L’été est arrivé et le gouvernement a levé nos interdictions. Une trêve. Je suis venue te voir enfin. Je t’ai emmenée faire un tour, sans savoir si j’en avais le droit. Je voulais que tu voies les arbres, sentes le vent et le soleil sur ce corps confiné dans ton fauteuil roulant. Tu t’interrogeais un peu à me voir manœuvrer difficilement ton fauteuil, mais cette escapade te plaisait, je le sentais bien. Tu ne me remettais pas tout à fait encore, mais je te semblais familière. Enfin, tu as fini par me rejoindre, à force de caresses, d’entourer ton cors frêle, de sourires et rires échangés, car tu avais tout ton esprit, même si de temps en temps, il s’échappait dans des contrées qui m’étaient étrangères, où je ne pouvais te rejoindre. On s’est posées à l’ombre d’un arbre, écoutant les feuilles secouées par le vent, sentant la brise douce d’un soleil encore printanier. J’étais toute à ton écoute, guettant le moindre de tes gestes, la sagacité de tes phrases qui se frayaient un chemin dans les méandres de ton esprit, refaisant d’un coup surface avec une telle lucidité. J’attrapais ces phrases qui synthétisaient toute une pensée mais que tu me donnais brut, trop fatiguée par t’épancher dans des explications longues. Tu n’avais plus le temps. Ces phrases, tu me les offrais comme des cadeaux précieux que je recevais. Elles me restent ces phrases, comme des clés d’enseignements que seuls les aînés peuvent recevoir d’un monde oublié, perdu. Elles me manquent ces phrases qui s’échappaient d’une conversation et s’envolaient. J’en ai retenu quelques-unes quand j’aurais voulu les retenir toutes. J’aurais voulu venir te revoir encore et encore. Découvrir ton monde à l’orée de ta vie. Je te vois sur cette ligne si fine entre la vie et l’au-delà. Tu avances telle une équilibriste, solidement ancrée sur ton fil et pourtant si frêle.

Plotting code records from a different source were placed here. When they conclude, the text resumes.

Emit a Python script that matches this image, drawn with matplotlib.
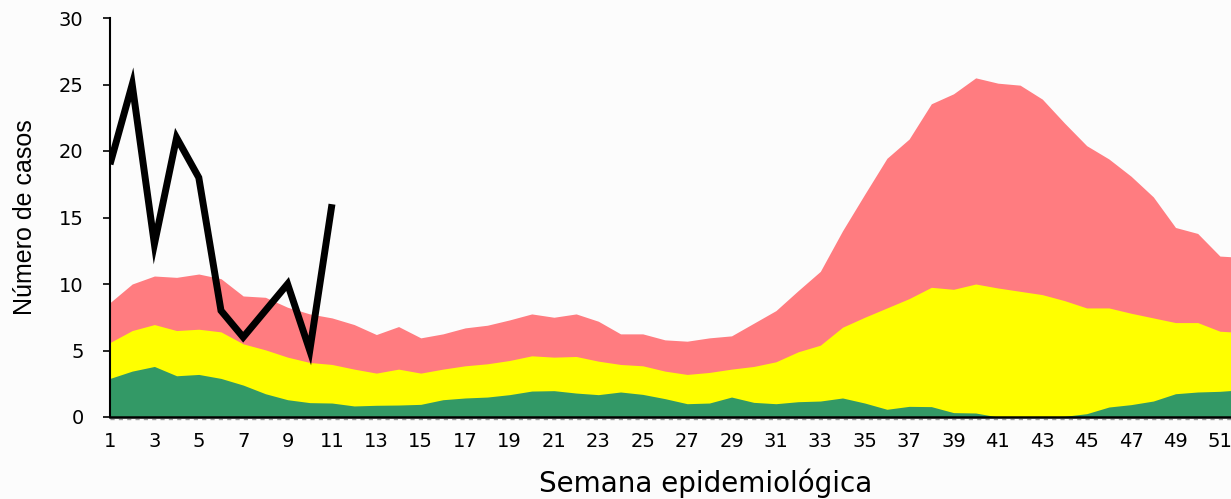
import matplotlib
matplotlib.use("Agg")
import matplotlib.pyplot as plt
import matplotlib.transforms as mtransforms

weeks = list(range(1, 53))
green_top = [2.9, 3.45, 3.8, 3.1, 3.2, 2.9, 2.4, 1.75, 1.3, 1.08,
             1.05, 0.83, 0.88, 0.9, 0.95, 1.3, 1.43, 1.5, 1.68, 1.95,
             1.98, 1.8, 1.68, 1.88, 1.7, 1.38, 1.0, 1.05, 1.5, 1.1,
             1.0, 1.15, 1.2, 1.43, 1.05, 0.58, 0.8, 0.78, 0.33, 0.3,
             0.0, 0.0, 0.0, 0.05, 0.25, 0.75, 0.93, 1.2, 1.75, 1.88,
             1.93, 2.05]
yellow_top = [5.6, 6.5, 6.95, 6.5, 6.6, 6.4, 5.5, 5.05, 4.5, 4.1,
              3.95, 3.6, 3.3, 3.6, 3.3, 3.6, 3.85, 4.0, 4.25, 4.6,
              4.5, 4.55, 4.2, 3.95, 3.85, 3.45, 3.2, 3.35, 3.6, 3.8,
              4.15, 4.9, 5.4, 6.75, 7.5, 8.2, 8.9, 9.75, 9.6, 10.0,
              9.7, 9.45, 9.2, 8.75, 8.2, 8.2, 7.8, 7.45, 7.1, 7.1,
              6.45, 6.35]
red_top = [8.6, 10.0, 10.6, 10.5, 10.75, 10.4, 9.1, 9.0, 8.25, 7.75,
           7.45, 6.95, 6.2, 6.8, 5.95, 6.25, 6.7, 6.9, 7.3, 7.75,
           7.5, 7.75, 7.2, 6.25, 6.25, 5.8, 5.7, 5.95, 6.1, 7.05,
           8.0, 9.5, 10.95, 14.0, 16.75, 19.45, 20.9, 23.55, 24.3, 25.5,
           25.1, 24.95, 23.9, 22.1, 20.4, 19.4, 18.1, 16.55, 14.25, 13.8,
           12.1, 12.0]
case_weeks = list(range(1, 12))
cases = [19, 25, 13, 21, 18, 8, 6, 8, 10, 5, 16]

x_ticks = list(range(1, 53, 2))
y_ticks = [0, 5, 10, 15, 20, 25, 30]

bg = "#fcfcfc"
fig = plt.figure(figsize=(12.31, 4.99), dpi=100, facecolor=bg)
ax = fig.add_axes([110 / 1231, 82 / 499, 1 - 110 / 1231, 399 / 499])
ax.set_facecolor(bg)

ax.fill_between(weeks, 0, red_top, color="#ff7c80", linewidth=0)
ax.fill_between(weeks, 0, yellow_top, color="#ffff00", linewidth=0)
ax.fill_between(weeks, 0, green_top, color="#339966", linewidth=0)
ax.plot(case_weeks, cases, color="black", linewidth=5.0, solid_joinstyle="miter",
        solid_capstyle="butt", zorder=5)

# faint dashed line just below the baseline
off = mtransforms.ScaledTranslation(0, -2 / 100, fig.dpi_scale_trans)
ax.plot([0, 1], [0, 0], color="#a0a0a0", linewidth=1.0, linestyle=(0, (3, 3)),
        transform=ax.transAxes + off, clip_on=False, zorder=6)

ax.set_xlim(1, 51.5)
ax.set_ylim(0, 30)
ax.set_xticks(x_ticks)
ax.set_yticks(y_ticks)

for s in ["top", "right"]:
    ax.spines[s].set_visible(False)
ax.spines["left"].set_linewidth(1.5)
ax.spines["bottom"].set_linewidth(1.8)
ax.spines["left"].set_zorder(7)
ax.spines["bottom"].set_zorder(7)

ax.tick_params(axis="y", direction="out", length=5, width=1.2, pad=14,
               labelsize=14, colors="black")
ax.tick_params(axis="x", length=0, pad=11, labelsize=14, colors="black")
for lab in ax.get_xticklabels() + ax.get_yticklabels():
    lab.set_family("DejaVu Sans")

ax.set_xlabel("Semana epidemiológica", fontsize=20, family="DejaVu Sans")
ax.xaxis.set_label_coords(0.531, -0.128)
ax.set_ylabel("Número de casos", fontsize=18, family="Liberation Sans", labelpad=16)

fig.savefig("out.png", dpi=100, facecolor=bg)
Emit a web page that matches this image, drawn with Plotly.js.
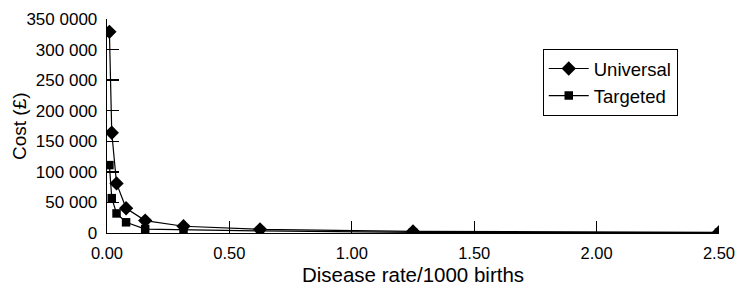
<!DOCTYPE html>
<html><head><meta charset="utf-8">
<script src="https://cdn.plot.ly/plotly-3.0.1.min.js"></script>
<style>html,body{margin:0;padding:0;background:#fff}</style>
</head><body>
<div id="chart" style="width:737px;height:286px"></div>
<script>
const rates = [0.0098, 0.0195, 0.039, 0.078, 0.156, 0.3125, 0.625, 1.25, 2.5];
const universal = [329000, 164000, 81000, 40500, 20300, 11000, 6000, 2500, 1250];
const targeted = [111000, 57000, 32000, 17500, 6500, 5500, 3500, 1000, 500];
const yTickVals = [0, 50000, 100000, 150000, 200000, 250000, 300000, 350000];
const yTickText = ["0", "50 000", "100 000", "150 000", "200 000", "250 000", "300 000", "350 0000"];
const xTickVals = [0, 0.5, 1, 1.5, 2, 2.5];
const xTickText = ["0.00", "0.50", "1.00", "1.50", "2.00", "2.50"];

const fam = "Liberation Sans, Arial, sans-serif";
const traces = [
  {x: rates, y: universal, name: "Universal", mode: "lines+markers",
   line: {color: "#000", width: 1.2}, marker: {symbol: "diamond", size: 11, color: "#000"}},
  {x: rates, y: targeted, name: "Targeted", mode: "lines+markers",
   line: {color: "#000", width: 1.2}, marker: {symbol: "square", size: 8.5, color: "#000"}}
];
const tickLen = 12;

const layout = {
  width: 737, height: 286,
  margin: {l: 107, r: 18, t: 19, b: 53},
  paper_bgcolor: "#fff", plot_bgcolor: "#fff",
  font: {family: fam, size: 17, color: "#000"},
  showlegend: true,
  legend: {x: 0.712, y: 0.86, xanchor: "left", yanchor: "top",
    bordercolor: "#000", borderwidth: 1, bgcolor: "#fff", itemwidth: 40,
    font: {family: fam, size: 18.5, color: "#000"}, tracegroupgap: 0},
  annotations: [{text: "Cost (£)", xref: "paper", yref: "paper", x: 0, y: 0.5, xshift: -88,
    textangle: -90, showarrow: false, xanchor: "center", yanchor: "middle",
    font: {family: fam, size: 19, color: "#000"}}],
  xaxis: {range: [0, 2.5], tickmode: "array", tickvals: xTickVals, ticktext: xTickText,
    ticks: "inside", ticklen: tickLen, tickcolor: "#000", tickwidth: 1.3, ticklabelstandoff: 5,
    showline: true, linecolor: "#000", linewidth: 1.3, showgrid: false, zeroline: false,
    title: {text: "Disease rate/1000 births", font: {family: fam, size: 20.5, color: "#000"}, standoff: 9},
    tickfont: {family: fam, size: 16.5, color: "#000"}},
  yaxis: {range: [0, 350000], tickmode: "array", tickvals: yTickVals, ticktext: yTickText,
    ticks: "inside", ticklen: tickLen, tickcolor: "#000", tickwidth: 1.3, ticklabelstandoff: 5,
    showline: true, linecolor: "#000", linewidth: 1.3, showgrid: false, zeroline: false,
    tickfont: {family: fam, size: 17, color: "#000"}}
};
Plotly.newPlot("chart", traces, layout, {displayModeBar: false, staticPlot: true});
</script>
</body></html>
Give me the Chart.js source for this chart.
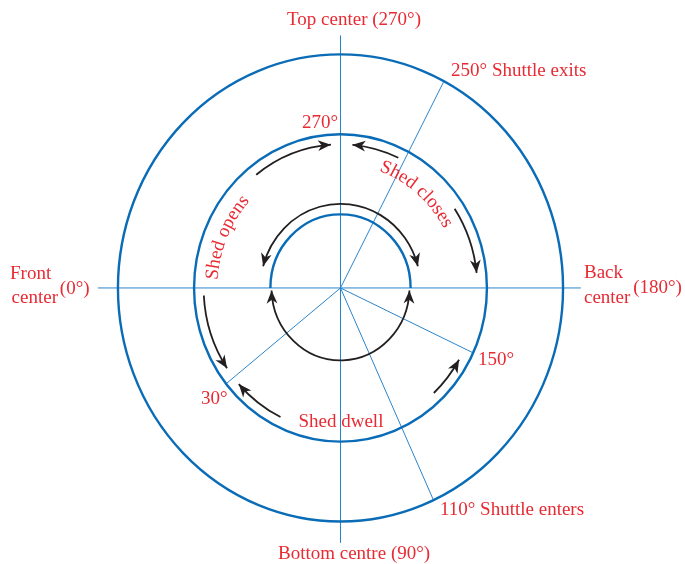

Aujourd’hui, tu as 100 ans. Quel bel âge. Combien de fois me sera-t-il encore permis de te voir. Je suis loin et confinement oblige, nous ne pourrons célébrer cet âge si magnifique. T’entourer tous, à en perdre la tête, de tous ces visages, tous ces sourires, ces baisers, ces bras qui t’entoureront. Non, quelques-uns seulement avec toi et nous tous à distance. Je me joindrai en pensée et pleurerai de cette distance.

Tu t’es éteinte à quelques jours de tes 101 ans. Je t’ai longuement veillée, tu n’étais plus que souffle et tu t’y accrochais comme une forcenée à ce souffle, tu ne voulais pas rendre les armes. Nous entendais-tu, étais tu consciente ? Je guettais le moindre de tes signes, un frémissement sur ton visage, le long de ta main au contact de la mienne. J’embrassais ton front rafraîchit par une larme que je tentais de retenir, ne voulant pas rajouter à ton trouble, voulant te laisser partir à ta guise. Une journée passée avec toi. Je devais te retrouver au petit matin, pour prendre la relève de nos veilles. Et puis tu es partie dans la soirée. Parmi toutes les images que je garde précieusement de toi, femme forte et digne, si élégante, je garde l’image que Pascal me livrait ce jour-là, toi au volant de ta MG blanche les cheveux aux vents, partant vers d’autres cieux.